── Entries supplied
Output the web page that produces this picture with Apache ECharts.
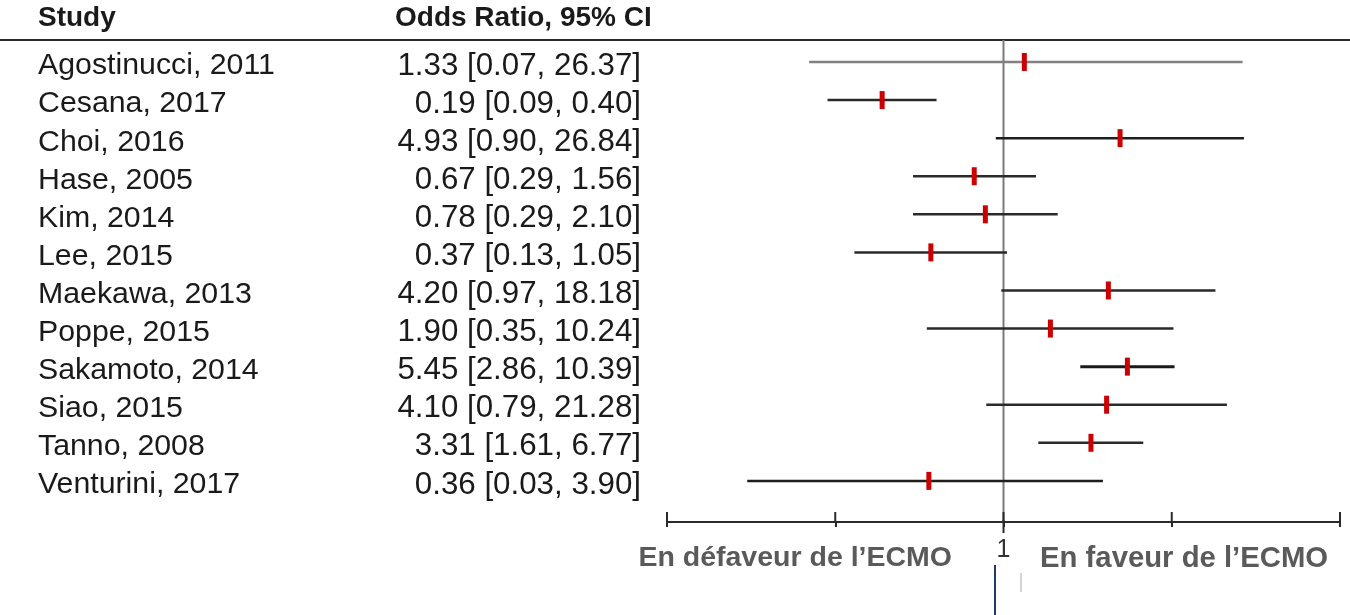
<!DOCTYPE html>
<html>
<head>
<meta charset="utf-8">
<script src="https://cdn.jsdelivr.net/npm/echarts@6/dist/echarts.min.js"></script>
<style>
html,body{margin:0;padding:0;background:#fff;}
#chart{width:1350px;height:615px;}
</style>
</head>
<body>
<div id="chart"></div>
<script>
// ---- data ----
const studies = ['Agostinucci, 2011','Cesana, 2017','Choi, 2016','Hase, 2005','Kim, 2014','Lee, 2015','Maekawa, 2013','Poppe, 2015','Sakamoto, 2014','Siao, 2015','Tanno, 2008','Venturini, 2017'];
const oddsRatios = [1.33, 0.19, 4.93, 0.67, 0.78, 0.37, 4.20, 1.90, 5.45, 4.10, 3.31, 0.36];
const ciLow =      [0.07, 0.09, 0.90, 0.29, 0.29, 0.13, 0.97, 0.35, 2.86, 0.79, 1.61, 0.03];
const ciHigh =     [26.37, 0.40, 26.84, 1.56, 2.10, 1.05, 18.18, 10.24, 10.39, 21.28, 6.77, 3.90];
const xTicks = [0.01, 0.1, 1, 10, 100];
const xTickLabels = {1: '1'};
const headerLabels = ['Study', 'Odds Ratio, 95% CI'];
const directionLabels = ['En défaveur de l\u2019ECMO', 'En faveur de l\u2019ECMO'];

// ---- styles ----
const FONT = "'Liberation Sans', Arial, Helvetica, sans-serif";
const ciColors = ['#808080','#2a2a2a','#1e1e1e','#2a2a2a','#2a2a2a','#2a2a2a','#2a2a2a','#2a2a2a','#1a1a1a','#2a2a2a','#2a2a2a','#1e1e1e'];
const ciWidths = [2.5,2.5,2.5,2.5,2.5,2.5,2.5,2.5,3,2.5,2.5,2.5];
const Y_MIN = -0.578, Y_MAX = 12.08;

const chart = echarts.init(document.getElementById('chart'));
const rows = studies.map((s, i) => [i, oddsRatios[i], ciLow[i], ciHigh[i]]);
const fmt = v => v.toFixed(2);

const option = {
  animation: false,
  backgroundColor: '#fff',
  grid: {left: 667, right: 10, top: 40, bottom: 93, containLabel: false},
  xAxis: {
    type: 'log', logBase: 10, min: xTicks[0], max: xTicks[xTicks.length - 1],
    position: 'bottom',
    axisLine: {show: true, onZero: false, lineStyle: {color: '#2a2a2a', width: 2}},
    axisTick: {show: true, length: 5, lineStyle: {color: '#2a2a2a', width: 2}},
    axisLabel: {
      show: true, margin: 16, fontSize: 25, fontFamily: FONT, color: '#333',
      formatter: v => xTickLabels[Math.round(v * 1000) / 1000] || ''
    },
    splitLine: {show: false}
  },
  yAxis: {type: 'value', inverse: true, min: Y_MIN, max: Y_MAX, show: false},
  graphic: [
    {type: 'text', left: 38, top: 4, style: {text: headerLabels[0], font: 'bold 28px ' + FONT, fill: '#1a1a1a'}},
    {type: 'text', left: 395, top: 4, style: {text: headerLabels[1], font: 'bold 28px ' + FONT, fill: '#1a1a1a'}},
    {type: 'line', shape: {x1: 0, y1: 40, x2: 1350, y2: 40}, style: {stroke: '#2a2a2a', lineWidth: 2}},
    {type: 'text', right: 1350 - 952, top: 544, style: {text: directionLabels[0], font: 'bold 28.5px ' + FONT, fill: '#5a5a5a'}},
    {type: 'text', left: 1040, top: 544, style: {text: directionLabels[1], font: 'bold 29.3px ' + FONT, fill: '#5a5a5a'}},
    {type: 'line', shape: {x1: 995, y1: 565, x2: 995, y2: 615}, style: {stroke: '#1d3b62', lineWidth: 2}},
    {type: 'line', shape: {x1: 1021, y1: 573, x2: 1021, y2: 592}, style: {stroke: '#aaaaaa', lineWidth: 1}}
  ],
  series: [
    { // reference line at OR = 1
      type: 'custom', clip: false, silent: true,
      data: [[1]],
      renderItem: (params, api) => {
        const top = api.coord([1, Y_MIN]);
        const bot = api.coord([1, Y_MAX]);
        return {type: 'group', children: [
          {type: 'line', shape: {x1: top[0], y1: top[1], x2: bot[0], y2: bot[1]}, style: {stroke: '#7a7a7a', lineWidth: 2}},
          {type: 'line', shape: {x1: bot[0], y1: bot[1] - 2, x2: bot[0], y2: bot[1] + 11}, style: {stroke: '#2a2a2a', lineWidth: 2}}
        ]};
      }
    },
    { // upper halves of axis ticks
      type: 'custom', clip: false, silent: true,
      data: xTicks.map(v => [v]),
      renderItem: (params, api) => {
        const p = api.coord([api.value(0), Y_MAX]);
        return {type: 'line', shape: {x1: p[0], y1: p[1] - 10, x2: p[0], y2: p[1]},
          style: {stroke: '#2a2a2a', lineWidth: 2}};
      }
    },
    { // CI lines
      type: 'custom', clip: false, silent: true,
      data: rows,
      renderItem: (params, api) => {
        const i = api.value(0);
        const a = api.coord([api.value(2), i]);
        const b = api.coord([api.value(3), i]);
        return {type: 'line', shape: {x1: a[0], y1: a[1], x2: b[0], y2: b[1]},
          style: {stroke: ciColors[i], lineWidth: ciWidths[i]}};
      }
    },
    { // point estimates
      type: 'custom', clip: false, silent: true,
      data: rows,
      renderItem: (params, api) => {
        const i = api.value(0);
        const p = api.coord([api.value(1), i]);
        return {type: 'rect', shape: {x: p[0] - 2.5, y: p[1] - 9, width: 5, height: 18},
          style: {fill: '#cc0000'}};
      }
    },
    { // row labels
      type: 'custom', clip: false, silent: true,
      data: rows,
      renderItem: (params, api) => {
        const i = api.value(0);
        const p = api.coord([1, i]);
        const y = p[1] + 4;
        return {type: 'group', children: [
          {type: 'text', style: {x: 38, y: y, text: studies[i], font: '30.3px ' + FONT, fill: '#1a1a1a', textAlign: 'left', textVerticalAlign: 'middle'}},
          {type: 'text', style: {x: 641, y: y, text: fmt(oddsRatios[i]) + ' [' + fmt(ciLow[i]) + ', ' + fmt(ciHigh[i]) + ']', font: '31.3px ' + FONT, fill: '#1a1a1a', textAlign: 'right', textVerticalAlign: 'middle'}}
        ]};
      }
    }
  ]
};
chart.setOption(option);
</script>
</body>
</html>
────
── Entries supplied
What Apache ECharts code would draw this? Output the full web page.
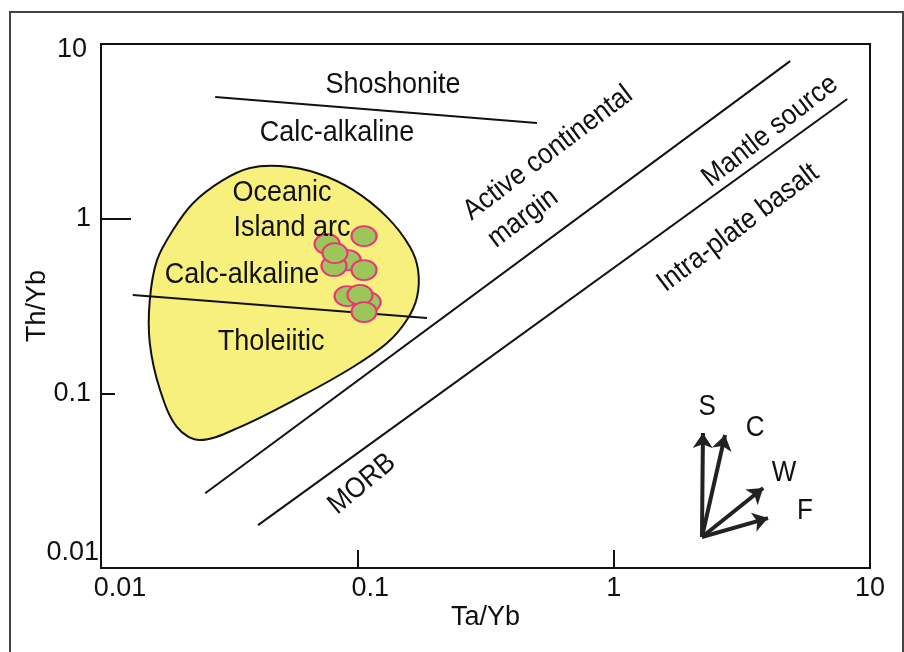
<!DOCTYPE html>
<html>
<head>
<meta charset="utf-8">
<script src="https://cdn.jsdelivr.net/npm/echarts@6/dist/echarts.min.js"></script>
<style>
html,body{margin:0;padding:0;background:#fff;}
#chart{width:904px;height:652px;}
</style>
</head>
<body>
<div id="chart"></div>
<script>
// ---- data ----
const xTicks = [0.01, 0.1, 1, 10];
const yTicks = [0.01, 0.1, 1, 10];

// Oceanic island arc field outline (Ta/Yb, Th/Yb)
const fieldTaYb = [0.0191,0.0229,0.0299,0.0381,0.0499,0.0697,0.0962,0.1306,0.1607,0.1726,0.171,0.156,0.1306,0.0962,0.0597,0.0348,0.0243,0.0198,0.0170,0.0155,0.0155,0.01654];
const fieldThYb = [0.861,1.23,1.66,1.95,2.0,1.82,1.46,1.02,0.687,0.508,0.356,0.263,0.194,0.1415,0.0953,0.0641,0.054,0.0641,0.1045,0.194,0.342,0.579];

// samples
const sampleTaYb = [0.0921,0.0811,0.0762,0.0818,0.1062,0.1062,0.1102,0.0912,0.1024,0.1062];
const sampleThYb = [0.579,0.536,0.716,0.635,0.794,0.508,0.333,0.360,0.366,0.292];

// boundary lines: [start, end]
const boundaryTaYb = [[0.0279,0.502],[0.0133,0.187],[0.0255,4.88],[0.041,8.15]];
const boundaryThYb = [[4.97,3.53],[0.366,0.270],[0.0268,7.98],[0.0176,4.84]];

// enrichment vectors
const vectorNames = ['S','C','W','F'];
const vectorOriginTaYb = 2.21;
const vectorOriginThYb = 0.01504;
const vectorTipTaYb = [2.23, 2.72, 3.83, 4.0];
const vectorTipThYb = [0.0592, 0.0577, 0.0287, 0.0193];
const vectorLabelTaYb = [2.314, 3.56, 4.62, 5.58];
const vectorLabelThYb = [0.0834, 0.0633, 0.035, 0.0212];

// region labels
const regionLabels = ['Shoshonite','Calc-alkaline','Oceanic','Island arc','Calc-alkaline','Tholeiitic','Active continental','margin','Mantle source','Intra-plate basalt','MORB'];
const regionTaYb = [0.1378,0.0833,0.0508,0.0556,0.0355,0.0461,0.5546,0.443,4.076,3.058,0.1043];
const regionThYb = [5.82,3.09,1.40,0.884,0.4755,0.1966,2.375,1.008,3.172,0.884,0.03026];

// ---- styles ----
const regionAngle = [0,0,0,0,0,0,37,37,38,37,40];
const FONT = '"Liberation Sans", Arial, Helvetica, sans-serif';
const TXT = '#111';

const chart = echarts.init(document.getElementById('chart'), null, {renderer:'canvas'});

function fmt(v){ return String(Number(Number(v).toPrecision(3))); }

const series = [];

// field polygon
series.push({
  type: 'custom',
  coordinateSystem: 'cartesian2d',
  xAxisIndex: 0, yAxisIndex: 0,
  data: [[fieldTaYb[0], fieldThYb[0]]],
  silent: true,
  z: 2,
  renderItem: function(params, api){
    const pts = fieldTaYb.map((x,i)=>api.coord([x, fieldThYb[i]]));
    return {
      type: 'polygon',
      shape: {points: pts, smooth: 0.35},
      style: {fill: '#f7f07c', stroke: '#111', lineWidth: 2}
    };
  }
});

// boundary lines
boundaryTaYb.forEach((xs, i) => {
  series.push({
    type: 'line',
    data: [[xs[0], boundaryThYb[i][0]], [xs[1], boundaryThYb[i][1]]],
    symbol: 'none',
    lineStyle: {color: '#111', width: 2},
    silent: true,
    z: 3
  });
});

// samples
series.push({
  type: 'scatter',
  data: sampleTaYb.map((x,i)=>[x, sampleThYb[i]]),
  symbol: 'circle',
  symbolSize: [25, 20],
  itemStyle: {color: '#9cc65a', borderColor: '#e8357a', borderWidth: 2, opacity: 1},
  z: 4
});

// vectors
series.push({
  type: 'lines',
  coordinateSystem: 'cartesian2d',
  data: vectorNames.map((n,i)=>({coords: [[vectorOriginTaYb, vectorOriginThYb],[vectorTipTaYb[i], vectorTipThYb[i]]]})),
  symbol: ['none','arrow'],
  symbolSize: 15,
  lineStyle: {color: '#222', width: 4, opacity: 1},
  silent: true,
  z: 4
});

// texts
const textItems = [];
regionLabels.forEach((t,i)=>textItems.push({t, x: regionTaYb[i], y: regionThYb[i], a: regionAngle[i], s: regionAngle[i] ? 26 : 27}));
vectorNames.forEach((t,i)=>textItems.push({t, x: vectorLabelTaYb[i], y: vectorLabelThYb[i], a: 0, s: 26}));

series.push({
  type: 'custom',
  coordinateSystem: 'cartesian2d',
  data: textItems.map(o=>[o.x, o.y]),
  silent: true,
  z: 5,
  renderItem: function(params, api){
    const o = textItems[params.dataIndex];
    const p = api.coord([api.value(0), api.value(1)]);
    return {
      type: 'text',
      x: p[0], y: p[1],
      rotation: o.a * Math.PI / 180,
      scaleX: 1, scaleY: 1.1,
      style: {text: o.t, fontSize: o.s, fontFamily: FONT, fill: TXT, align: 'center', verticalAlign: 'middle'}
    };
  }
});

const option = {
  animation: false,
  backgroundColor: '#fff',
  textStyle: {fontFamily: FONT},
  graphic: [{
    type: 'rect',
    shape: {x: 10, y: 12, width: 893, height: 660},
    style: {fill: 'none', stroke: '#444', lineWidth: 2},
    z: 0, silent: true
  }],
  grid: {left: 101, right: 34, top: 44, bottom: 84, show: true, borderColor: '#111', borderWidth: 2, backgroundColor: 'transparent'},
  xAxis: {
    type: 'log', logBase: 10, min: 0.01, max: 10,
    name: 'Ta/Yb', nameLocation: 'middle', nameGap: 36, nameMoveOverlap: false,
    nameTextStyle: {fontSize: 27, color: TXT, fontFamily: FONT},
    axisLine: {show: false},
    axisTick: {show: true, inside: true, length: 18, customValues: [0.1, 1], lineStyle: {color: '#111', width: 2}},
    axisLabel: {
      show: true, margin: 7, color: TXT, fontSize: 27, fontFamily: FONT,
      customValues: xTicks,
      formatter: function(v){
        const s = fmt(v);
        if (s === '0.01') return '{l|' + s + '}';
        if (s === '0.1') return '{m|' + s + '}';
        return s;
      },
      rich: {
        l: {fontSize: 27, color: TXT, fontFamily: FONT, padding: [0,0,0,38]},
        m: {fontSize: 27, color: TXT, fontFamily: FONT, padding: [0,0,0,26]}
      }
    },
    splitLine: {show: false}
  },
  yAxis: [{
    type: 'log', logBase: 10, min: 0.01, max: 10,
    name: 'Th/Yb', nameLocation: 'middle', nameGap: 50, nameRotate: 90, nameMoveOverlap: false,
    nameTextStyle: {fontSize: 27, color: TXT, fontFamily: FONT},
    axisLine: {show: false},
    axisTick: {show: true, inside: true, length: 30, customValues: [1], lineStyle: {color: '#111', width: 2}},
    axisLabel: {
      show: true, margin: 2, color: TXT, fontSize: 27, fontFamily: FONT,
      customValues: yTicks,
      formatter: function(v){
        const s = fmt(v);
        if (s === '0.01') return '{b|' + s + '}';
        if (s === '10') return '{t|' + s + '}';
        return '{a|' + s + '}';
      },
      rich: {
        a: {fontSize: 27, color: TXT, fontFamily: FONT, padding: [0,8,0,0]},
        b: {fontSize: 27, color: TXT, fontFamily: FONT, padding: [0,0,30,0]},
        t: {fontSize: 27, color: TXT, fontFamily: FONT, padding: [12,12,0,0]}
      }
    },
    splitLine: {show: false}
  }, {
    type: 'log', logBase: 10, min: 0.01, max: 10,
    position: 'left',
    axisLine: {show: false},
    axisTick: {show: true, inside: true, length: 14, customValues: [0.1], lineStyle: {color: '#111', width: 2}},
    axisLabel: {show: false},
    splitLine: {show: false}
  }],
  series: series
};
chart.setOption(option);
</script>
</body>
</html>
────
◆ Given task: Collect each line containing the string "Apache".

◆ Expected answer:
Output the web page that produces this picture with Apache ECharts.
What Apache ECharts code would draw this? Output the full web page.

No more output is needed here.